Let us agree with them this far. There is sin in the world and the sins of the past find their way into the present. There is a need to do what is right and there has been a failure to live in righteousness and there is a judgment coming that will determine hell or heaven for us all. Agree with them thus far. But then tell them the turn does not begin with society as a whole. It begins in each human heart. And the turn is not one we take before one another to measure up to social pressure. It is a turn we must take before the God of all creation before who we must give an answer.
From there sin, their sins, we must help them explore and help them see the need to confess them. And they must be confessed foremost as sins before a holy and loving God. Then we must gently expose to them their lack of righteousness and the impossibility for them to generate a righteousness that will cover their sins and make them right with God needs to be made plain to them.

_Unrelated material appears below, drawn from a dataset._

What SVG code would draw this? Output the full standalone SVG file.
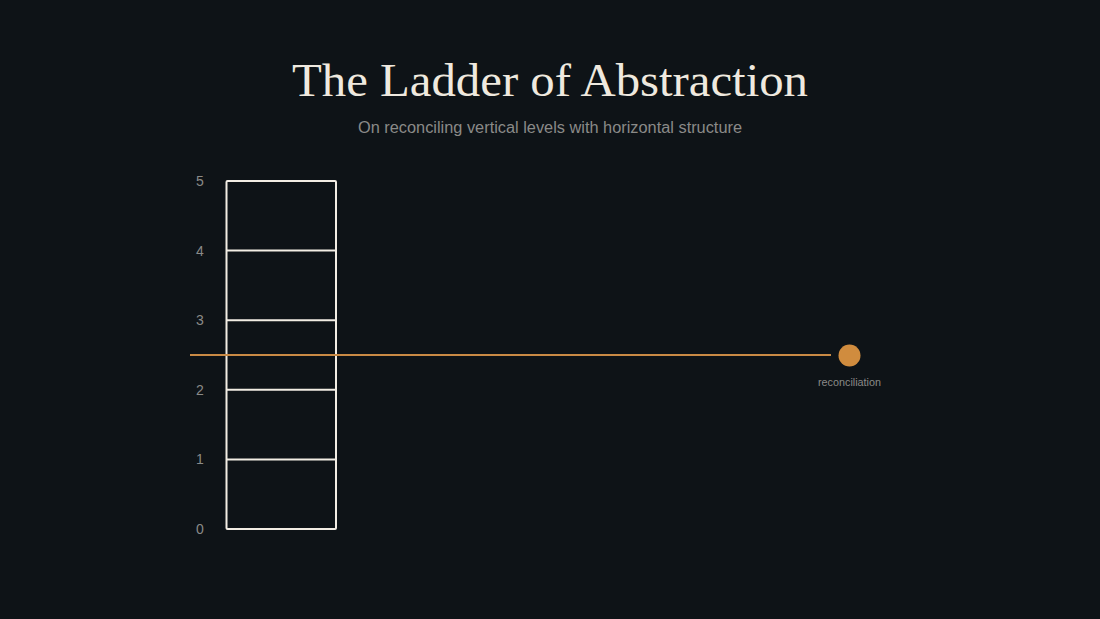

Finally, they need to understand that as a result they face God’s just punishment and His everlasting hell.
Here is our opportunity to talk and listen and then turn the conversation inward to these truthes that demand good news… the good news of a Savior who became sin for us and bore on the cross our guilt… the good news of a Savior who lived a righteous life, and would cover us with his perfect righteousness and pour into us that righteousness so that we may live good works, we might do good to all people… the good news of a Savior who would rescue us from hell and is preparing a place in heaven for all who in faith have laid hold of the answer to this deep need through that Savior alone.
The opportunity is to talk with them about sin and righteousness and judgment. This is the opportunity we have to join in the Spirit’s deep convicting work in their lives. These protesters are framing the conversation for us. But they are bowing at wrong altar. God and His gospel are unknown to them. Show them where things must turn and where the answer is found in the person and work of Jesus Christ. This is our opportunity. Let us take it.